A step forward for Abkhazia & South Ossetia
The Parliamentary Assembly of the Council of Europe is stepping back from its demand that Russia reverse its decision to recognize South Ossetia and Abkhazia in the Caucasus.
A draft resolution has been presented in Strasbourg where a PACE winter session has started.
Russia says the new document is far more balanced than any previous statements.
“The blueprints of these documents do not contain the demand that Russia give up the recognition of South Ossetia and Abkhazia,” Konstantin Kosachyov said, State Duma Foreign Affairs Committee Chairman and head of the Russian delegation to PACE.
Kosachyov added that the new resolution did not contain “appeals to other member states of the Council of Europe not to recognize the independence” of South Ossetia and Abkhazia.

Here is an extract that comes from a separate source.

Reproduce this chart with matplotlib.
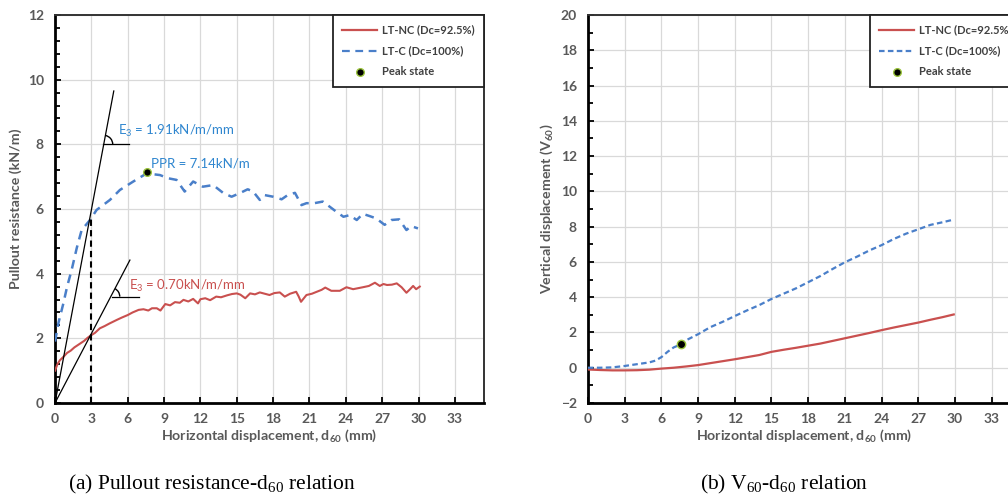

“This is a totally new approach compared to the one shown by the Assembly in October…far more balanced,” he said.
In October 2008, PACE strongly condemned the conflict in the Caucasus, calling for an international inquiry into the events and demanding Moscow drop recognition of the republics.
The Assembly, however, is demanding full access for all international observers to the territories of Georgia's former breakaway republics.
In particular, the Council has called on Russia to allow OSCE observers into South Ossetia and EU observers into both South Ossetia and Abkhazia.
Regardless of PACE's change in view, the Russian delegation has already introduced 33 amendments to the first draft and 20 to the second.
The winter meeting will continue until 30 January.